The proposal, suggested by the Bureau of Industry and Security (BIS) under the DOC, aims to prohibit the import and sale of vehicle connectivity systems (VCS) and autonomous driving system (ADS) software and hardware produced in China or Russia. It also seeks to prevent the use of these technologies in any vehicle operating within the United States.

In May, the US government raised tariffs on imported Chinese EVs to 102.5%. However, Chinese manufacturers could still avoid these tariffs by building factories in Mexico and entering the US market through the United States-Mexico-Canada Agreement (USMCA). The new DOC rules would maintain USMCA terms while restricting vehicles with Chinese technology and equipment from entering the US market.
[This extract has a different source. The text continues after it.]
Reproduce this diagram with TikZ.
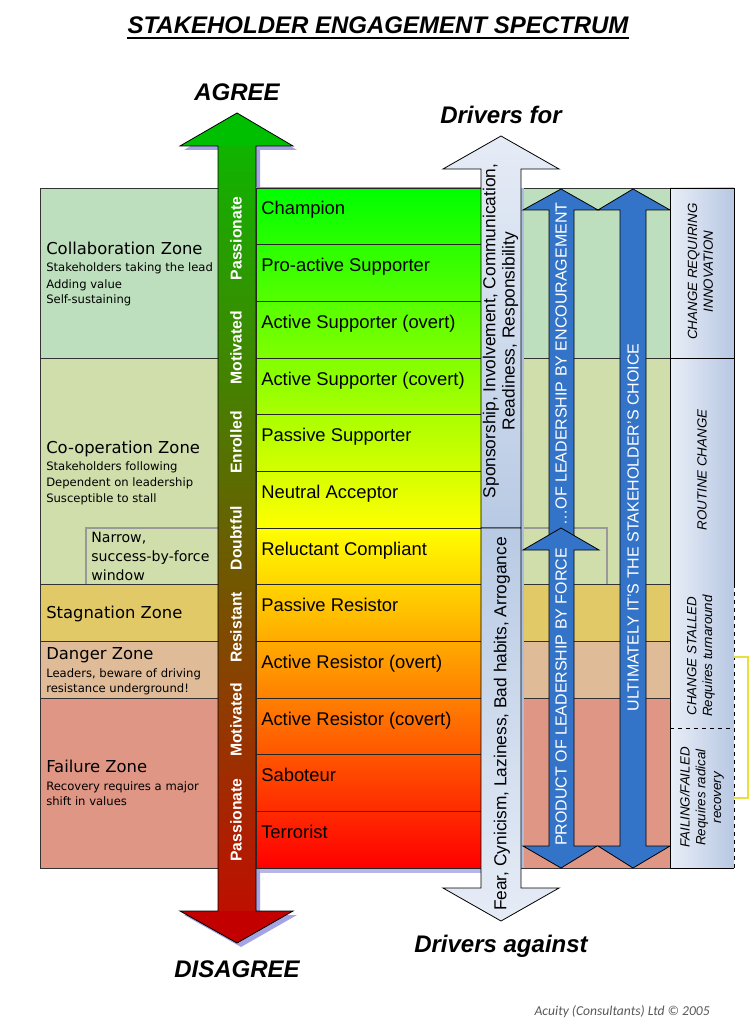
\documentclass[tikz,border=0pt]{standalone}
\usepackage{fontspec}
\setmainfont{Liberation Sans}
\newfontfamily\zonefont{DejaVu Sans}
\newfontfamily\copyfont{Carlito}
\usetikzlibrary{calc}
\definecolor{zcollab}{RGB}{189,223,189}
\definecolor{zcoop}{RGB}{208,222,172}
\definecolor{zstag}{RGB}{226,201,104}
\definecolor{zdanger}{RGB}{224,187,152}
\definecolor{zfail}{RGB}{224,150,133}
\definecolor{shadowc}{RGB}{164,164,228}
\definecolor{headgreen}{RGB}{0,190,0}
\definecolor{headred}{RGB}{195,0,0}
\definecolor{shafttop}{RGB}{15,180,0}
\definecolor{shaftbot}{RGB}{190,15,0}
\definecolor{drvlight}{RGB}{230,236,246}
\definecolor{drvdark}{RGB}{184,202,228}
\definecolor{drvshadow}{RGB}{170,190,225}
\definecolor{bluearrow}{RGB}{52,116,200}
\definecolor{colleft}{RGB}{233,238,247}
\definecolor{colright}{RGB}{183,200,227}
\definecolor{bracketc}{RGB}{232,224,64}
\definecolor{sp0}{RGB}{0,255,0}
\definecolor{sp1}{RGB}{42,255,0}
\definecolor{sp2}{RGB}{85,255,0}
\definecolor{sp3}{RGB}{128,255,0}
\definecolor{sp4}{RGB}{170,255,0}
\definecolor{sp5}{RGB}{212,255,0}
\definecolor{sp6}{RGB}{255,255,0}
\definecolor{sp7}{RGB}{255,212,0}
\definecolor{sp8}{RGB}{255,170,0}
\definecolor{sp9}{RGB}{255,128,0}
\definecolor{sp10}{RGB}{255,85,0}
\definecolor{sp11}{RGB}{255,42,0}
\definecolor{sp12}{RGB}{255,0,0}
\begin{document}
\begin{tikzpicture}[x=0.75pt,y=-0.75pt,
  zonebox/.style={draw=black!80, line width=0.6pt},
  zonename/.style={anchor=base west, inner sep=0, font=\zonefont\fontsize{12.3}{14}\selectfont},
  zonesub/.style={anchor=base west, inner sep=0, font=\zonefont\fontsize{8.7}{12}\selectfont},
  narrowtext/.style={anchor=base west, inner sep=0, font=\zonefont\fontsize{10.6}{14}\selectfont},
  splabel/.style={anchor=base west, inner sep=0, font=\fontsize{13.8}{16}\selectfont},
  vlab/.style={rotate=90, inner sep=0, text=white, font=\bfseries\fontsize{11.8}{14}\selectfont},
  drvtext/.style={rotate=90, inner sep=0, align=center, font=\fontsize{13}{14.5}\selectfont},
  bluetext/.style={rotate=90, inner sep=0, text=white, font=\fontsize{12}{14}\selectfont},
  coltext/.style={rotate=90, inner sep=0, align=center, font=\itshape\fontsize{10}{11.8}\selectfont},
  bigitalic/.style={inner sep=0, anchor=base, font=\bfseries\itshape\fontsize{18}{20}\selectfont},
  outline/.style={draw=black, line width=0.6pt}]

\fill[white] (0,0) rectangle (752,1030);
\useasboundingbox (0,0) rectangle (752,1030);

% zones
\fill[zcollab] (40,188) rectangle (670,358);
\fill[zcoop] (40,358) rectangle (670,584);
\fill[zstag] (40,584) rectangle (670,641);
\fill[zdanger] (40,641) rectangle (670,698);
\fill[zfail] (40,698) rectangle (670,868);
% narrow window
\draw[black!40, line width=0.8pt] (86,584) -- (86,528) -- (607,528) -- (607,584);
\draw[zonebox] (40,188) rectangle (670,358);
\draw[zonebox] (40,358) rectangle (670,584);
\draw[zonebox] (40,584) rectangle (670,641);
\draw[zonebox] (40,641) rectangle (670,698);
\draw[zonebox] (40,698) rectangle (670,868);

% shadows
\begin{scope}[shift={(4,4)}]
\fill[shadowc] (237,113) -- (293,146) -- (256,146) -- (256,911) -- (293,911) -- (237,943) -- (180,911) -- (218,911) -- (218,146) -- (180,146) -- cycle;
\end{scope}
\fill[shadowc!80] (260,192) rectangle (485,873);

% agree / disagree arrow
\shade[top color=shafttop, bottom color=shaftbot] (218,146) rectangle (256,911);
\fill[headgreen] (180,146) -- (237,113) -- (293,146) -- cycle;
\fill[headred] (180,911) -- (237,943) -- (293,911) -- cycle;
\draw[outline] (237,113) -- (293,146) -- (256,146) -- (256,911) -- (293,911) -- (237,943) -- (180,911) -- (218,911) -- (218,146) -- (180,146) -- cycle;

% spectrum rows
\foreach \lab [count=\i from 0] in {Champion, Pro-active Supporter, Active Supporter (overt), Active Supporter (covert), Passive Supporter, Neutral Acceptor, Reluctant Compliant, Passive Resistor, Active Resistor (overt), Active Resistor (covert), Saboteur, Terrorist} {
  \pgfmathtruncatemacro\j{\i+1}
  \pgfmathsetmacro\ya{188+\i*680/12}
  \pgfmathsetmacro\yb{188+(\i+1)*680/12}
  \shadedraw[top color=sp\i, bottom color=sp\j, draw=black!85, line width=0.7pt] (256,\ya) rectangle (481,\yb);
  \node[splabel] (row\i) at (261,\ya+27) {\lab};
}

% drivers arrows
\fill[drvshadow] (521,188) rectangle (524,868);
\shadedraw[top color=drvlight, bottom color=drvdark, outline] (501,136) -- (559,169) -- (521,169) -- (521,528) -- (481,528) -- (481,169) -- (443,169) -- cycle;
\shadedraw[top color=drvdark, bottom color=drvlight, outline] (481,528) -- (521,528) -- (521,888) -- (559,888) -- (501,921) -- (443,888) -- (481,888) -- cycle;

% blue arrows
\filldraw[fill=bluearrow, outline] (561,189) -- (598,210) -- (574,210) -- (574,545) -- (549,545) -- (549,210) -- (523,210) -- cycle;
\filldraw[fill=bluearrow, outline] (561,528) -- (599,550) -- (574,550) -- (574,846) -- (597,846) -- (561,868) -- (523,846) -- (549,846) -- (549,550) -- (523,550) -- cycle;
\filldraw[fill=bluearrow, outline] (633,189) -- (670,210) -- (646,210) -- (646,846) -- (670,846) -- (633,868) -- (598,846) -- (620,846) -- (620,210) -- (598,210) -- cycle;

% right column
\shadedraw[left color=colleft, right color=colright, outline] (670,188) rectangle (734,358);
\shadedraw[left color=colleft, right color=colright, outline] (670,358) rectangle (734,584);
\shade[left color=colleft, right color=colright] (670,584) rectangle (734,868);
\draw[outline] (670,584) -- (670,868) -- (734,868);
\draw[outline, dashed] (734,584) -- (734,868);
\draw[outline, dashed] (670,728) -- (734,728);
\draw[bracketc, line width=0.8pt] (734,657) -- (748,657) -- (748,798) -- (734,798);

% titles
\node[bigitalic] (title) at (378,34) {STAKEHOLDER ENGAGEMENT SPECTRUM};
\draw[line width=1.4pt] ($(title.base west)+(0,4)$) -- ($(title.base east)+(0,4)$);
\node[bigitalic] (agree) at (237,101) {AGREE};
\node[bigitalic] (disagree) at (237,977) {DISAGREE};
\node[bigitalic] (drvfor) at (501,124) {Drivers for};
\node[bigitalic] (drvagainst) at (501,952) {Drivers against};
\node[anchor=base east, inner sep=0, font=\copyfont\itshape\fontsize{10.2}{12}\selectfont, text=black!65] (copy) at (710,1015) {Acuity (Consultants) Ltd © 2005};

% zone texts
\node[zonename] (z1) at (46,255) {Collaboration Zone};
\node[zonesub] (z1a) at (46,272) {Stakeholders taking the lead};
\node[zonesub] (z1b) at (46,288) {Adding value};
\node[zonesub] (z1c) at (46,303) {Self-sustaining};
\node[zonename] (z2) at (46,453) {Co-operation Zone};
\node[zonesub] (z2a) at (46,470) {Stakeholders following};
\node[zonesub] (z2b) at (46,486) {Dependent on leadership};
\node[zonesub] (z2c) at (46,502) {Susceptible to stall};
\node[narrowtext] (n1) at (91,542) {Narrow,};
\node[narrowtext] (n2) at (91,561) {success-by-force};
\node[narrowtext] (n3) at (91,580) {window};
\node[zonename] (z3) at (46,618) {Stagnation Zone};
\node[zonename] (z4) at (46,659) {Danger Zone};
\node[zonesub] (z4a) at (46,677) {Leaders, beware of driving};
\node[zonesub] (z4b) at (46,692) {resistance underground!};
\node[zonename] (z5) at (46,772) {Failure Zone};
\node[zonesub] (z5a) at (46,790) {Recovery requires a major};
\node[zonesub] (z5b) at (46,805) {shift in values};

% arrow labels
\node[vlab] (v1) at (236,238.5) {Passionate};
\node[vlab] (v2) at (236,348) {Motivated};
\node[vlab] (v3) at (236,442.5) {Enrolled};
\node[vlab] (v4) at (236,538) {Doubtful};
\node[vlab] (v5) at (236,627.5) {Resistant};
\node[vlab] (v6) at (236,720) {Motivated};
\node[vlab] (v7) at (236,820) {Passionate};

\node[drvtext] (d1) at (500.5,331) {Sponsorship, Involvement, Communication,\\Readiness, Responsibility};
\node[drvtext] (d2) at (502,724) {Fear, Cynicism, Laziness, Bad habits, Arrogance};

\node[bluetext] (b1) at (561,364) {…OF LEADERSHIP BY ENCOURAGEMENT};
\node[bluetext] (b2) at (561,697) {PRODUCT OF LEADERSHIP BY FORCE};
\node[bluetext] (b3) at (633,527.5) {ULTIMATELY IT’S THE STAKEHOLDER’S CHOICE};

\node[coltext] (c1) at (700.5,271.5) {CHANGE REQUIRING\\INNOVATION};
\node[coltext] (c2) at (702,470) {ROUTINE CHANGE};
\node[coltext] (c3) at (701,656) {CHANGE STALLED\\Requires turnaround};
\node[coltext] (c4) at (702,797.5) {FAILING/FAILED\\Requires radical\\recovery};
\end{tikzpicture}
\end{document}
According to reports from Bloomberg and The Register, the primary purpose of this proposed ban is to address concerns that China or Russia could use these technologies for espionage in the United States. The technologies in question include computer systems that control vehicle movement, monitoring devices that collect sensitive data from drivers and passengers, as well as cameras and sensors used in autonomous driving systems, which could be exploited by hostile nations through vehicle connectivity features.

In February 2024, the Biden administration ordered an investigation into Chinese-made vehicles exported to the United States due to concerns that these vehicles might be used to gather data on US road locations and driving routes, or even be remotely controlled. DOC Secretary Gina Raimondo stated that if software from hostile nations can monitor American drivers or remotely control vehicles, it poses a threat to US citizens' privacy and national security.

White House National Security Advisor Jake Sullivan added that there is evidence China has embedded malware in US critical infrastructure. With the increasing presence of Chinese-made vehicles on US roads, the potential damage and threats to national security will only grow.

Although Chinese-brand vehicles are currently rare on US roads, some American car manufacturers produce vehicles in China and then export them to the United States. Given that most modern vehicles are equipped with connectivity and data-sharing features, the new DOC proposal would effectively ban the import of all vehicles manufactured in China.

This move could force American carmakers like General Motors (GM) and Ford to stop selling vehicles produced in China and imported to the United States. The Alliance for Automotive Innovation believes that some automakers may need more time to comply with the new regulations and may need to find alternative suppliers. However, the DOC stated that automakers will have the option to apply for special exemptions.

The DOC's recent proposal also responds to a report submitted by the US Trade Representative (USTR) to Congress in July. The report argued that China is using government subsidies and other non-market policies to expand the production of EVs and related components in North America, disrupting supply chains and depriving American workers and businesses of fair competition.

However, research firm Automobility raised doubts about the DOC's proposal, noting that Chinese software is already widely used in other consumer products, from televisions to the Internet of Things (IoT) and smartphones. The firm argued that the rationale for reducing risks from Chinese software lacks clear boundaries and is not convincing.

Automobility also warned that continued unilateral bans by the United States would only escalate already tense geopolitical relations between China and the US and could provoke retaliation, potentially affecting American businesses operating in China.